Our street is a quiet place in normal times, but in this new coronavirus era it felt like something out of a silent apocalypse movie.
Nobody was mowing their lawn. Nobody was chatting over the fence. Kids weren’t playing in the front yard. There were no strolling families or footy dads with pushers.
There was an eerie silence as I walked up the street. As usual, Prince Finski tugged at his lead to see what the next bush had to offer. But for some reason I stuck to the middle of the road in case I got too close to the neighbours’ lawn.
I suddenly thought to myself — should I be doing this?
Are people sitting in their front rooms right now pointing at that irresponsible swine walking up the middle of the street like he doesn’t care about armageddon?
Then, as I turned a corner I almost bumped into a fellow dog-walker. I was relieved and terrified at the same time. I was relieved because if I was doing something wrong then I wasn’t alone. I was terrified because we were too close, and we had to walk in a widening circle around each other.
Then a strange thing happened. We both waved at each other. It was if we were admitting our misbehaviour and saying, “I won’t tell if you don’t”. We were crims together.
But in waving we were also acknowledging our common humanity. Here we were doing something normal, walking our dogs, yet somehow it felt furtive and dangerous. The wave was our ‘we’re all in this together’ moment.
When I got home, I looked up the new rules of what is allowed in the coronavirus era.
I was relieved to find that dog-walking is allowed under the permissible exercise rule but limited to two people. However, families of more than two can walk their dog together.
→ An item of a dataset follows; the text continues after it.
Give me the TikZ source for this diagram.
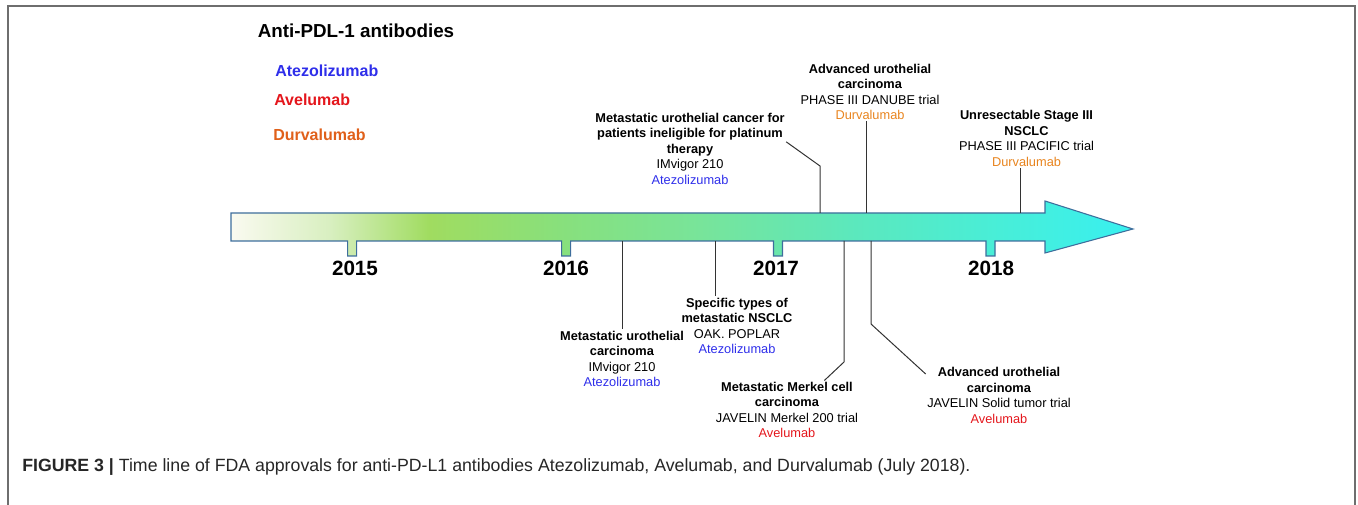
\documentclass[tikz,border=0pt]{standalone}
\usepackage{fontspec}
\setmainfont{Liberation Sans}
\usetikzlibrary{positioning}
\definecolor{atezo}{HTML}{2E2EEA}
\definecolor{avelu}{HTML}{E4161C}
\definecolor{durva}{HTML}{E8841E}
\definecolor{durvaleg}{HTML}{E0601A}
\definecolor{arrowline}{HTML}{3E6E9C}
\definecolor{framegray}{HTML}{6E6E6E}
\definecolor{tl0}{HTML}{FAFAF0}
\definecolor{tl1}{HTML}{D8EFC0}
\definecolor{tl2}{HTML}{A0DC60}
\definecolor{tl3}{HTML}{88E07C}
\definecolor{tl4}{HTML}{78E49A}
\definecolor{tl5}{HTML}{5CE8BC}
\definecolor{tl6}{HTML}{48EED8}
\definecolor{tl7}{HTML}{38F0F0}
\pgfdeclarehorizontalshading{timeshade}{100bp}{color(0bp)=(tl0); color(25bp)=(tl0);
  color(30.5bp)=(tl1); color(36bp)=(tl2); color(43.2bp)=(tl3); color(51bp)=(tl4);
  color(59.3bp)=(tl5); color(67.6bp)=(tl6); color(75bp)=(tl7); color(100bp)=(tl7)}

\begin{document}
\begin{tikzpicture}[x=0.75pt,y=-0.75pt,
  evt/.style={align=center,font=\fontsize{9.6}{11.6}\selectfont,inner sep=1pt},
  yr/.style={font=\fontsize{15.5}{18}\selectfont\bfseries},
  leg/.style={font=\fontsize{12}{14}\selectfont\bfseries,inner sep=0pt,anchor=west},
  pin/.style={draw=black!80,line width=0.75pt}]
\useasboundingbox (0,0) rectangle (1358,505);
% frame, open at the bottom
\draw[framegray,line width=1.5pt] (7.5,505) -- (7.5,6.5) -- (1355,6.5) -- (1355,505);

% legend
\node (title) [font=\fontsize{14.1}{16}\selectfont\bfseries] at (356,31) {Anti-PDL-1 antibodies};
\node (ate) [leg,atezo] at (275,71) {Atezolizumab};
\node (ave) [leg,avelu] at (274,100) {Avelumab};
\node (dur) [leg,durvaleg] at (273,135) {Durvalumab};

% time arrow with year tabs
\shade[shading=timeshade,draw=arrowline,line width=0.8pt]
  (231,213) -- (1045,213) -- (1045,201) -- (1133,229) -- (1045,253) -- (1045,241)
  \foreach \tx in {990.5,778,566.2,352.2} {
    -- (\tx+4.5,241) -- (\tx+4.5,256) -- (\tx-4.5,256) -- (\tx-4.5,241)}
  -- (231,241) -- cycle;
\foreach \tx/\yr in {355/2015,566/2016,776/2017,991/2018}
  \node (y\yr) [yr] at (\tx,268) {\yr};

% points on the arrow
\coordinate (a1) at (820,213);
\coordinate (a2) at (866.7,213);
\coordinate (a3) at (1020.7,213);
\coordinate (b1) at (622,241);
\coordinate (b2) at (715,241);
\coordinate (b3) at (844,241);
\coordinate (b4) at (871,241);
\coordinate (a1k) at (820,166);
\coordinate (b3k) at (844,362);
\coordinate (b4k) at (871,324);

% approvals above
\node (u1) [evt] at (690,148.5) {\textbf{Metastatic urothelial cancer for}\\\textbf{patients ineligible for platinum}\\\textbf{therapy}\\IMvigor 210\\\textcolor{atezo}{Atezolizumab}};
\node (u2) [evt] at (870,92) {\textbf{Advanced urothelial}\\\textbf{carcinoma}\\PHASE III DANUBE trial\\\textcolor{durva}{Durvalumab}};
\node (u3) [evt] at (1026.5,138.5) {\textbf{Unresectable Stage III}\\\textbf{NSCLC}\\PHASE III PACIFIC trial\\\textcolor{durva}{Durvalumab}};

% approvals below
\node (e1) [evt] at (622,359) {\textbf{Metastatic urothelial}\\\textbf{carcinoma}\\IMvigor 210\\\textcolor{atezo}{Atezolizumab}};
\node (e2) [evt] at (737,326) {\textbf{Specific types of}\\\textbf{metastatic NSCLC}\\OAK. POPLAR\\\textcolor{atezo}{Atezolizumab}};
\node (e3) [evt] at (787,410) {\textbf{Metastatic Merkel cell}\\\textbf{carcinoma}\\JAVELIN Merkel 200 trial\\\textcolor{avelu}{Avelumab}};
\node (e4) [evt] at (999,395.5) {\textbf{Advanced urothelial}\\\textbf{carcinoma}\\JAVELIN Solid tumor trial\\\textcolor{avelu}{Avelumab}};

% pins
\draw[pin] (a1) -- (a1k) -- ([yshift=5pt]u1.east);
\draw[pin] (a2) -- (a2 |- u2.south);
\draw[pin] (a3) -- (a3 |- u3.south);
\draw[pin] (b1) -- (e1.north);
\draw[pin] (b2) -- (b2 |- e2.north);
\draw[pin] (b3) -- (b3k) -- ([xshift=28pt]e3.north);
\draw[pin] (b4) -- (b4k) -- ([yshift=-6pt]e4.north west);

% caption
\node (cap) [anchor=west,font=\fontsize{13.3}{15}\selectfont,text=black!85,inner sep=0pt] at (22,467)
  {\textbf{FIGURE 3 |} Time line of FDA approvals for anti-PD-L1 antibodies Atezolizumab, Avelumab, and Durvalumab (July 2018).};
\end{tikzpicture}
\end{document}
That was the rule from Tuesday when Stage Three restrictions came into force in Victoria. They could be different in other states, and in other countries. And next week — who knows?
We have always lived in a changing world, but things are now changing so fast we can’t keep up.
I firmly believe most Australians are trying to do the right thing about limiting the coronavirus spread. But exactly what the right thing is keeps changing. Two weeks ago, gatherings of more than 500 people were outlawed. Then it was 100. Now it’s down to two people who are not in the same family.
Uncertainty and confusion is inevitable in these times. In other circumstances it would be called the fog of war.
In the end, the clearest advice came from TV gangsters the Peaky Blinders, who said in a dubbed Facebook video this week: “You! Stay the f… home!”
Blunt — but it cuts through the fog.